=== Source excerpt ===

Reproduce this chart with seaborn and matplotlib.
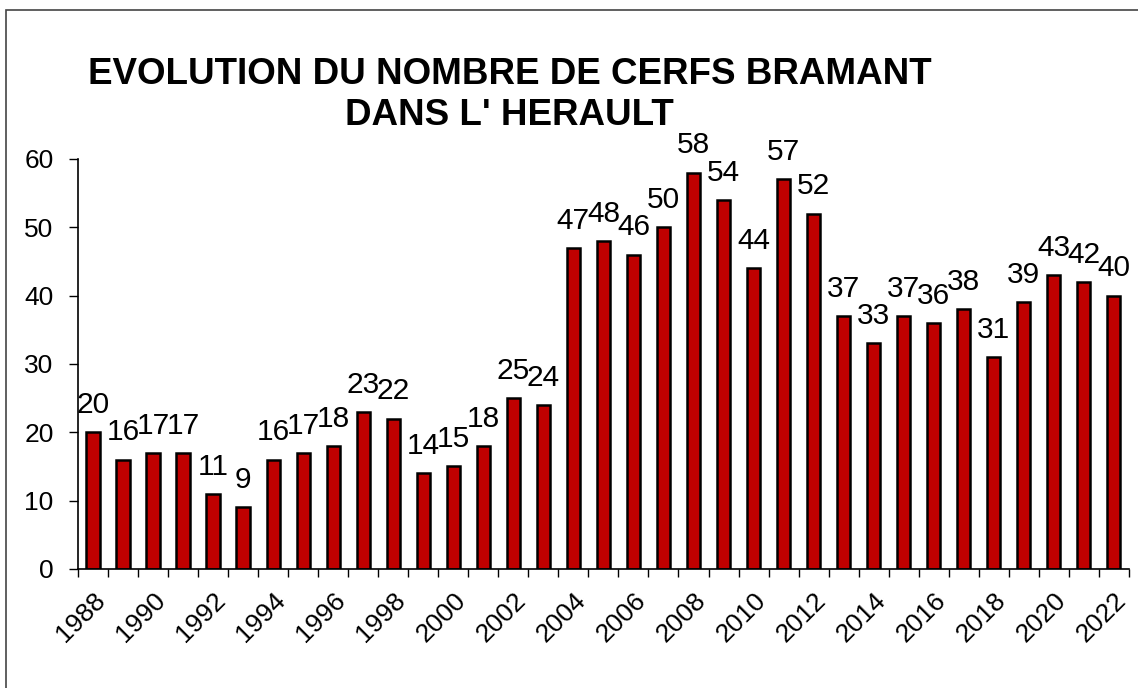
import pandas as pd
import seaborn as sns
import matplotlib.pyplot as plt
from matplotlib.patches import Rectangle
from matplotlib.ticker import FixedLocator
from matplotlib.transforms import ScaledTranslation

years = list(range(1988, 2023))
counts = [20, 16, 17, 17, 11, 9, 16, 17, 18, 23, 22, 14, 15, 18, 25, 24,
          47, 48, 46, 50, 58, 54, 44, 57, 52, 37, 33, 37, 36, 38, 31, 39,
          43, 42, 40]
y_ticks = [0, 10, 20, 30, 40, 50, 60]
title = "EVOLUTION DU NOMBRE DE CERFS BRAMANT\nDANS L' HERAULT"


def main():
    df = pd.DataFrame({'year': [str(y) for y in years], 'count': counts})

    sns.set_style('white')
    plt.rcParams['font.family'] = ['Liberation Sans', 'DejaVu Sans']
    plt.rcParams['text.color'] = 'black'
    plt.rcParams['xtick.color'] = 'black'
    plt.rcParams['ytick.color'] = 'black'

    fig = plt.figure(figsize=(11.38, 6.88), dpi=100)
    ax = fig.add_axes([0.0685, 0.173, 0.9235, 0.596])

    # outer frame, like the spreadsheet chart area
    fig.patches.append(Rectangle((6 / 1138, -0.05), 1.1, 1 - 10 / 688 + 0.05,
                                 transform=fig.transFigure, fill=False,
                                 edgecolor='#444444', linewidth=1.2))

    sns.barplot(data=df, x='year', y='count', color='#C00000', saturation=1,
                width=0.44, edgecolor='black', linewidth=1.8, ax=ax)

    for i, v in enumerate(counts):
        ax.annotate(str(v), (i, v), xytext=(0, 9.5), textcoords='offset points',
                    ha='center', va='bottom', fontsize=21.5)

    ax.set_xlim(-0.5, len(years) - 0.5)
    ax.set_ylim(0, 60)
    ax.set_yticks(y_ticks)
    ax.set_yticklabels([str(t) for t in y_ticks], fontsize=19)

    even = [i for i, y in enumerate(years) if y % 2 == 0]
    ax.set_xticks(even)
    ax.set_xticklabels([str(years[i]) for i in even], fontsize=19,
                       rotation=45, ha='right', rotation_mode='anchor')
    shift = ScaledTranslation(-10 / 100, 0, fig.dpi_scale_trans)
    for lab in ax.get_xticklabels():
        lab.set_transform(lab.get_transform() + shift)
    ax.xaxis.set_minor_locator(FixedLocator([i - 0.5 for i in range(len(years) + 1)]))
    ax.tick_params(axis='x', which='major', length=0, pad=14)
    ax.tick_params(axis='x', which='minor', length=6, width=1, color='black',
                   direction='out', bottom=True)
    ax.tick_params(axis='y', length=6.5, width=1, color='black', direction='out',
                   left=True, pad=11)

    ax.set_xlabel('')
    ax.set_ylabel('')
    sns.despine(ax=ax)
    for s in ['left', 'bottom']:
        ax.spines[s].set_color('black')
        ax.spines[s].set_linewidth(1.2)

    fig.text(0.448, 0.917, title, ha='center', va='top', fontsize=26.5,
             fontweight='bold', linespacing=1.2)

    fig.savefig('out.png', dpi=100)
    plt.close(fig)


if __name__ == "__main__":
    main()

===

# [Instructions for the task]
Repeat the lines exactly as they stand, from the opening line of the data through the line with "ax.set_yticklabels([str(t) for t". Pictures stay out of the copy.

# [The result]
Reproduce this chart with seaborn and matplotlib.
import pandas as pd
import seaborn as sns
import matplotlib.pyplot as plt
from matplotlib.patches import Rectangle
from matplotlib.ticker import FixedLocator
from matplotlib.transforms import ScaledTranslation

years = list(range(1988, 2023))
counts = [20, 16, 17, 17, 11, 9, 16, 17, 18, 23, 22, 14, 15, 18, 25, 24,
          47, 48, 46, 50, 58, 54, 44, 57, 52, 37, 33, 37, 36, 38, 31, 39,
          43, 42, 40]
y_ticks = [0, 10, 20, 30, 40, 50, 60]
title = "EVOLUTION DU NOMBRE DE CERFS BRAMANT\nDANS L' HERAULT"


def main():
    df = pd.DataFrame({'year': [str(y) for y in years], 'count': counts})

    sns.set_style('white')
    plt.rcParams['font.family'] = ['Liberation Sans', 'DejaVu Sans']
    plt.rcParams['text.color'] = 'black'
    plt.rcParams['xtick.color'] = 'black'
    plt.rcParams['ytick.color'] = 'black'

    fig = plt.figure(figsize=(11.38, 6.88), dpi=100)
    ax = fig.add_axes([0.0685, 0.173, 0.9235, 0.596])

    # outer frame, like the spreadsheet chart area
    fig.patches.append(Rectangle((6 / 1138, -0.05), 1.1, 1 - 10 / 688 + 0.05,
                                 transform=fig.transFigure, fill=False,
                                 edgecolor='#444444', linewidth=1.2))

    sns.barplot(data=df, x='year', y='count', color='#C00000', saturation=1,
                width=0.44, edgecolor='black', linewidth=1.8, ax=ax)

    for i, v in enumerate(counts):
        ax.annotate(str(v), (i, v), xytext=(0, 9.5), textcoords='offset points',
                    ha='center', va='bottom', fontsize=21.5)

    ax.set_xlim(-0.5, len(years) - 0.5)
    ax.set_ylim(0, 60)
    ax.set_yticks(y_ticks)
    ax.set_yticklabels([str(t) for t in y_ticks], fontsize=19)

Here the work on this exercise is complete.